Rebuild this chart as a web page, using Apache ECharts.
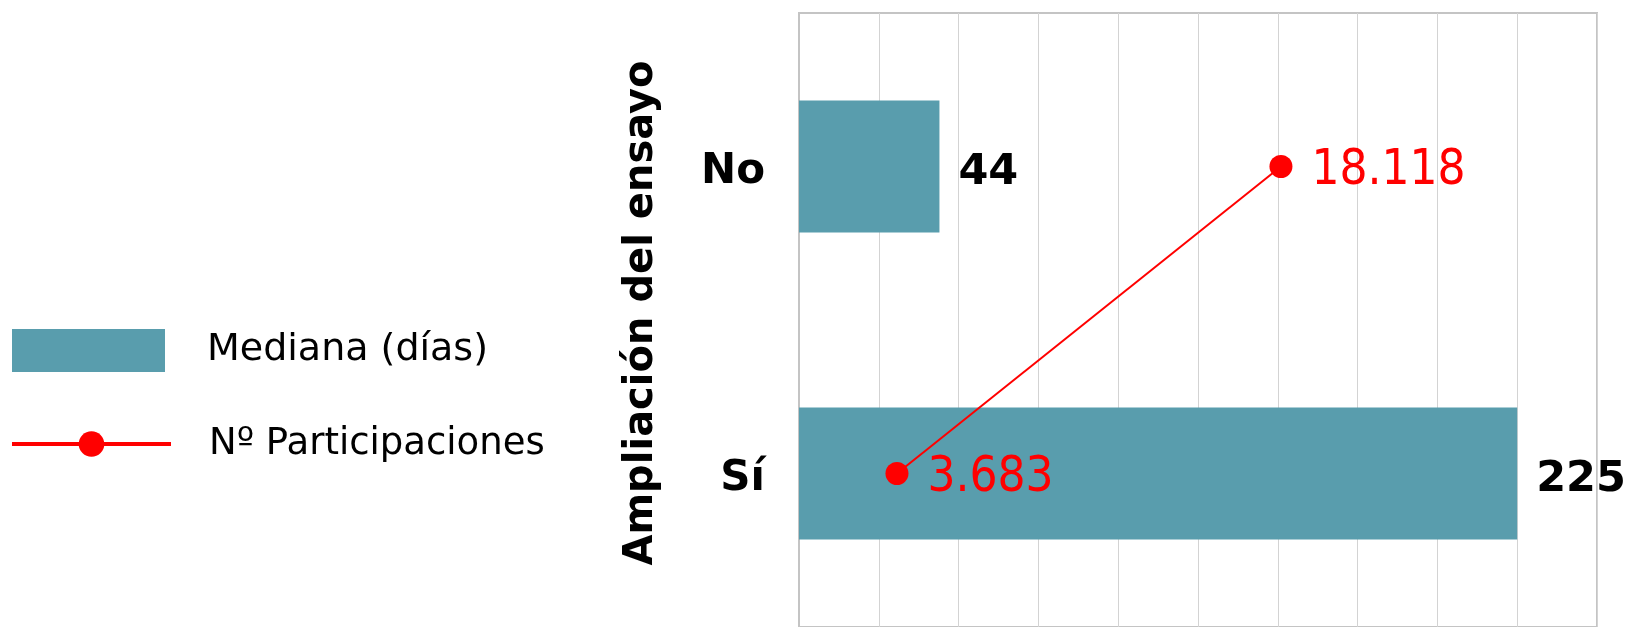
<!DOCTYPE html>
<html>
<head>
<meta charset="utf-8">
<script src="https://cdn.jsdelivr.net/npm/echarts@6/dist/echarts.min.js"></script>
<style>
html,body{margin:0;padding:0;background:#fff;}
#chart{width:1637px;height:627px;}
</style>
</head>
<body>
<div id="chart"></div>
<script>
const categories = ['No', 'Sí'];
const medianaDias = [44, 225];
const participaciones = [18118, 3683];
const seriesNames = ['Mediana (días)', 'Nº Participaciones'];
const axisTitle = 'Ampliación del ensayo';

function fmtThousands(v) {
  return String(v).replace(/\B(?=(\d{3})+(?!\d))/g, '.');
}

const chart = echarts.init(document.getElementById('chart'), null, {renderer: 'canvas'});
const FONT = 'DejaVu Sans';
chart.setOption({
  animation: false,
  backgroundColor: '#ffffff',
  legend: [
    {
      data: [{name: seriesNames[0], icon: 'rect'}],
      orient: 'vertical',
      left: 12, top: 329, padding: 0,
      itemWidth: 153, itemHeight: 43,
      textStyle: {fontFamily: FONT, fontSize: 38, color: '#000', lineHeight: 40, padding: [0, 0, 0, 37]}
    },
    {
      data: [seriesNames[1]],
      orient: 'vertical',
      left: 10, top: 424, padding: 0,
      itemWidth: 159, itemHeight: 32,
      lineStyle: {width: 4},
      textStyle: {fontFamily: FONT, fontSize: 37, color: '#000', lineHeight: 40, padding: [0, 0, 0, 33]}
    }
  ],
  grid: {
    left: 799, right: 40, top: 13, bottom: -6,
    show: true, borderColor: '#c4c4c4', borderWidth: 2, backgroundColor: 'transparent'
  },
  xAxis: [
    {
      type: 'value', min: 0, max: 250, interval: 25,
      axisLabel: {show: false}, axisTick: {show: false}, axisLine: {show: false},
      splitLine: {show: true, lineStyle: {color: '#d3d3d3', width: 1}}
    },
    {
      type: 'value', min: 0, max: 30000, interval: 3000, position: 'top',
      show: false, splitLine: {show: false}
    }
  ],
  yAxis: {
    type: 'category', data: categories, inverse: true,
    axisTick: {show: false},
    axisLine: {show: true, lineStyle: {color: '#c4c4c4', width: 2}},
    axisLabel: {
      fontFamily: FONT, fontWeight: 'bold', fontSize: 42, color: '#000', margin: 34,
      formatter: v => '{c|' + v + '}',
      rich: {c: {fontFamily: FONT, fontWeight: 'bold', fontSize: 42, color: '#000', padding: [12, 0, 0, 0]}}
    },
    name: axisTitle, nameLocation: 'middle', nameRotate: 90, nameGap: 137,
    nameTextStyle: {fontFamily: FONT, fontWeight: 'bold', fontSize: 40, color: '#000', padding: [0, 0, 0, 14]}
  },
  series: [
    {
      name: seriesNames[0], type: 'bar', data: medianaDias,
      xAxisIndex: 0, yAxisIndex: 0,
      barWidth: '43%',
      itemStyle: {color: '#599dad'},
      label: {show: true, position: 'right', distance: 19, offset: [0, 6], fontFamily: FONT, fontWeight: 'bold', fontSize: 43, color: '#000'}
    },
    {
      name: seriesNames[1], type: 'line',
      data: participaciones.map((v, i) => [v, categories[i]]),
      xAxisIndex: 1, yAxisIndex: 0,
      symbol: 'circle', symbolSize: 23,
      lineStyle: {color: '#ff0000', width: 2},
      itemStyle: {color: '#ff0000'},
      z: 5,
      label: {show: true, position: 'right', distance: 19, offset: [0, 5], fontFamily: '"DejaVu Sans Condensed", "DejaVu Sans"', fontSize: 49, color: '#ff0000',
        formatter: p => fmtThousands(p.value[0])}
    }
  ]
});
</script>
</body>
</html>
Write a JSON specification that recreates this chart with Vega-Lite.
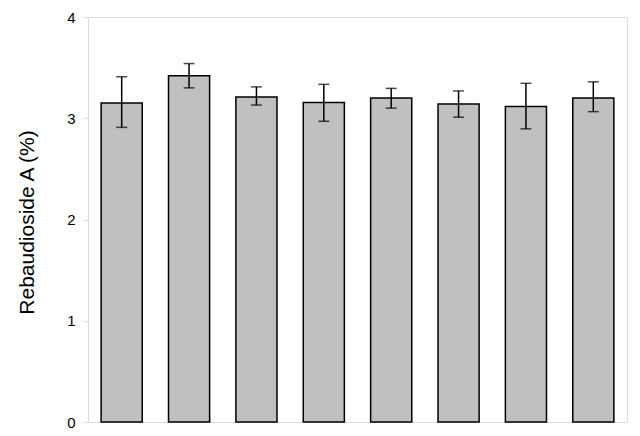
{
  "$schema": "https://vega.github.io/schema/vega-lite/v6.json",
  "autosize": "none",
  "width": 539,
  "height": 405,
  "padding": {"left": 88, "top": 17, "right": 13, "bottom": 14},
  "config": {
    "font": "Liberation Sans",
    "view": {"stroke": "#dcdcdc", "strokeWidth": 1},
    "axis": {"domainColor": "#dcdcdc", "tickColor": "#dcdcdc", "grid": false}
  },
  "data": {
    "values": [
      {"g": "1", "v": 3.15, "lo": 2.91, "hi": 3.41},
      {"g": "2", "v": 3.42, "lo": 3.30, "hi": 3.54},
      {"g": "3", "v": 3.21, "lo": 3.13, "hi": 3.31},
      {"g": "4", "v": 3.155, "lo": 2.97, "hi": 3.335},
      {"g": "5", "v": 3.20, "lo": 3.10, "hi": 3.295},
      {"g": "6", "v": 3.14, "lo": 3.01, "hi": 3.27},
      {"g": "7", "v": 3.115, "lo": 2.895, "hi": 3.345},
      {"g": "8", "v": 3.20, "lo": 3.065, "hi": 3.36}
    ]
  },
  "encoding": {
    "x": {
      "field": "g", "type": "nominal", "sort": null,
      "scale": {"paddingInner": 0.39, "paddingOuter": 0.195},
      "axis": {"labels": false, "title": null, "ticks": true, "tickBand": "extent", "tickSize": -5, "domainColor": "#dcdcdc"}
    }
  },
  "layer": [
    {
      "mark": {"type": "bar", "fill": "#c0c0c0", "stroke": "#000000", "strokeWidth": 1.5},
      "encoding": {
        "y": {
          "field": "v", "type": "quantitative",
          "scale": {"domain": [0, 4], "nice": false, "zero": true},
          "axis": {
            "values": [0, 1, 2, 3, 4],
            "format": "d",
            "title": "Rebaudioside A (%)",
            "titleFontSize": 21,
            "titleFontWeight": "normal",
            "titleColor": "#000000",
            "titleX": -61,
            "titleY": 205,
            "titleAlign": "center",
            "titleBaseline": "middle",
            "titleAngle": 270,
            "labelFontSize": 15,
            "labelColor": "#000000",
            "labelPadding": 8,
            "tickSize": 5
          }
        }
      }
    },
    {
      "mark": {"type": "rule", "color": "#000000", "strokeWidth": 1.5},
      "encoding": {
        "y": {"field": "lo", "type": "quantitative"},
        "y2": {"field": "hi"}
      }
    },
    {
      "mark": {"type": "tick", "color": "#000000", "thickness": 1.5, "size": 11, "orient": "horizontal"},
      "encoding": {"y": {"field": "lo", "type": "quantitative"}}
    },
    {
      "mark": {"type": "tick", "color": "#000000", "thickness": 1.5, "size": 11, "orient": "horizontal"},
      "encoding": {"y": {"field": "hi", "type": "quantitative"}}
    }
  ]
}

* Exercise brief *
Make an exact copy of the records shown above, without the pictures.

* Exercise result *
Rebuild this chart as a web page, using Apache ECharts.
<!DOCTYPE html>
<html>
<head>
<meta charset="utf-8">
<script src="https://cdn.jsdelivr.net/npm/echarts@6/dist/echarts.min.js"></script>
<style>
html,body{margin:0;padding:0;background:#fff;}
#chart{width:1637px;height:627px;}
</style>
</head>
<body>
<div id="chart"></div>
<script>
const categories = ['No', 'Sí'];
const medianaDias = [44, 225];
const participaciones = [18118, 3683];
const seriesNames = ['Mediana (días)', 'Nº Participaciones'];
const axisTitle = 'Ampliación del ensayo';

function fmtThousands(v) {
  return String(v).replace(/\B(?=(\d{3})+(?!\d))/g, '.');
}

const chart = echarts.init(document.getElementById('chart'), null, {renderer: 'canvas'});
const FONT = 'DejaVu Sans';
chart.setOption({
  animation: false,
  backgroundColor: '#ffffff',
  legend: [
    {
      data: [{name: seriesNames[0], icon: 'rect'}],
      orient: 'vertical',
      left: 12, top: 329, padding: 0,
      itemWidth: 153, itemHeight: 43,
      textStyle: {fontFamily: FONT, fontSize: 38, color: '#000', lineHeight: 40, padding: [0, 0, 0, 37]}
    },
    {
      data: [seriesNames[1]],
      orient: 'vertical',
      left: 10, top: 424, padding: 0,
      itemWidth: 159, itemHeight: 32,
      lineStyle: {width: 4},
      textStyle: {fontFamily: FONT, fontSize: 37, color: '#000', lineHeight: 40, padding: [0, 0, 0, 33]}
    }
  ],
  grid: {
    left: 799, right: 40, top: 13, bottom: -6,
    show: true, borderColor: '#c4c4c4', borderWidth: 2, backgroundColor: 'transparent'
  },
  xAxis: [
    {
      type: 'value', min: 0, max: 250, interval: 25,
      axisLabel: {show: false}, axisTick: {show: false}, axisLine: {show: false},
      splitLine: {show: true, lineStyle: {color: '#d3d3d3', width: 1}}
    },
    {
      type: 'value', min: 0, max: 30000, interval: 3000, position: 'top',
      show: false, splitLine: {show: false}
    }
  ],
  yAxis: {
    type: 'category', data: categories, inverse: true,
    axisTick: {show: false},
    axisLine: {show: true, lineStyle: {color: '#c4c4c4', width: 2}},
    axisLabel: {
      fontFamily: FONT, fontWeight: 'bold', fontSize: 42, color: '#000', margin: 34,
      formatter: v => '{c|' + v + '}',
      rich: {c: {fontFamily: FONT, fontWeight: 'bold', fontSize: 42, color: '#000', padding: [12, 0, 0, 0]}}
    },
    name: axisTitle, nameLocation: 'middle', nameRotate: 90, nameGap: 137,
    nameTextStyle: {fontFamily: FONT, fontWeight: 'bold', fontSize: 40, color: '#000', padding: [0, 0, 0, 14]}
  },
  series: [
    {
      name: seriesNames[0], type: 'bar', data: medianaDias,
      xAxisIndex: 0, yAxisIndex: 0,
      barWidth: '43%',
      itemStyle: {color: '#599dad'},
      label: {show: true, position: 'right', distance: 19, offset: [0, 6], fontFamily: FONT, fontWeight: 'bold', fontSize: 43, color: '#000'}
    },
    {
      name: seriesNames[1], type: 'line',
      data: participaciones.map((v, i) => [v, categories[i]]),
      xAxisIndex: 1, yAxisIndex: 0,
      symbol: 'circle', symbolSize: 23,
      lineStyle: {color: '#ff0000', width: 2},
      itemStyle: {color: '#ff0000'},
      z: 5,
      label: {show: true, position: 'right', distance: 19, offset: [0, 5], fontFamily: '"DejaVu Sans Condensed", "DejaVu Sans"', fontSize: 49, color: '#ff0000',
        formatter: p => fmtThousands(p.value[0])}
    }
  ]
});
</script>
</body>
</html>
Write a JSON specification that recreates this chart with Vega-Lite.
{
  "$schema": "https://vega.github.io/schema/vega-lite/v6.json",
  "autosize": "none",
  "width": 539,
  "height": 405,
  "padding": {"left": 88, "top": 17, "right": 13, "bottom": 14},
  "config": {
    "font": "Liberation Sans",
    "view": {"stroke": "#dcdcdc", "strokeWidth": 1},
    "axis": {"domainColor": "#dcdcdc", "tickColor": "#dcdcdc", "grid": false}
  },
  "data": {
    "values": [
      {"g": "1", "v": 3.15, "lo": 2.91, "hi": 3.41},
      {"g": "2", "v": 3.42, "lo": 3.30, "hi": 3.54},
      {"g": "3", "v": 3.21, "lo": 3.13, "hi": 3.31},
      {"g": "4", "v": 3.155, "lo": 2.97, "hi": 3.335},
      {"g": "5", "v": 3.20, "lo": 3.10, "hi": 3.295},
      {"g": "6", "v": 3.14, "lo": 3.01, "hi": 3.27},
      {"g": "7", "v": 3.115, "lo": 2.895, "hi": 3.345},
      {"g": "8", "v": 3.20, "lo": 3.065, "hi": 3.36}
    ]
  },
  "encoding": {
    "x": {
      "field": "g", "type": "nominal", "sort": null,
      "scale": {"paddingInner": 0.39, "paddingOuter": 0.195},
      "axis": {"labels": false, "title": null, "ticks": true, "tickBand": "extent", "tickSize": -5, "domainColor": "#dcdcdc"}
    }
  },
  "layer": [
    {
      "mark": {"type": "bar", "fill": "#c0c0c0", "stroke": "#000000", "strokeWidth": 1.5},
      "encoding": {
        "y": {
          "field": "v", "type": "quantitative",
          "scale": {"domain": [0, 4], "nice": false, "zero": true},
          "axis": {
            "values": [0, 1, 2, 3, 4],
            "format": "d",
            "title": "Rebaudioside A (%)",
            "titleFontSize": 21,
            "titleFontWeight": "normal",
            "titleColor": "#000000",
            "titleX": -61,
            "titleY": 205,
            "titleAlign": "center",
            "titleBaseline": "middle",
            "titleAngle": 270,
            "labelFontSize": 15,
            "labelColor": "#000000",
            "labelPadding": 8,
            "tickSize": 5
          }
        }
      }
    },
    {
      "mark": {"type": "rule", "color": "#000000", "strokeWidth": 1.5},
      "encoding": {
        "y": {"field": "lo", "type": "quantitative"},
        "y2": {"field": "hi"}
      }
    },
    {
      "mark": {"type": "tick", "color": "#000000", "thickness": 1.5, "size": 11, "orient": "horizontal"},
      "encoding": {"y": {"field": "lo", "type": "quantitative"}}
    },
    {
      "mark": {"type": "tick", "color": "#000000", "thickness": 1.5, "size": 11, "orient": "horizontal"},
      "encoding": {"y": {"field": "hi", "type": "quantitative"}}
    }
  ]
}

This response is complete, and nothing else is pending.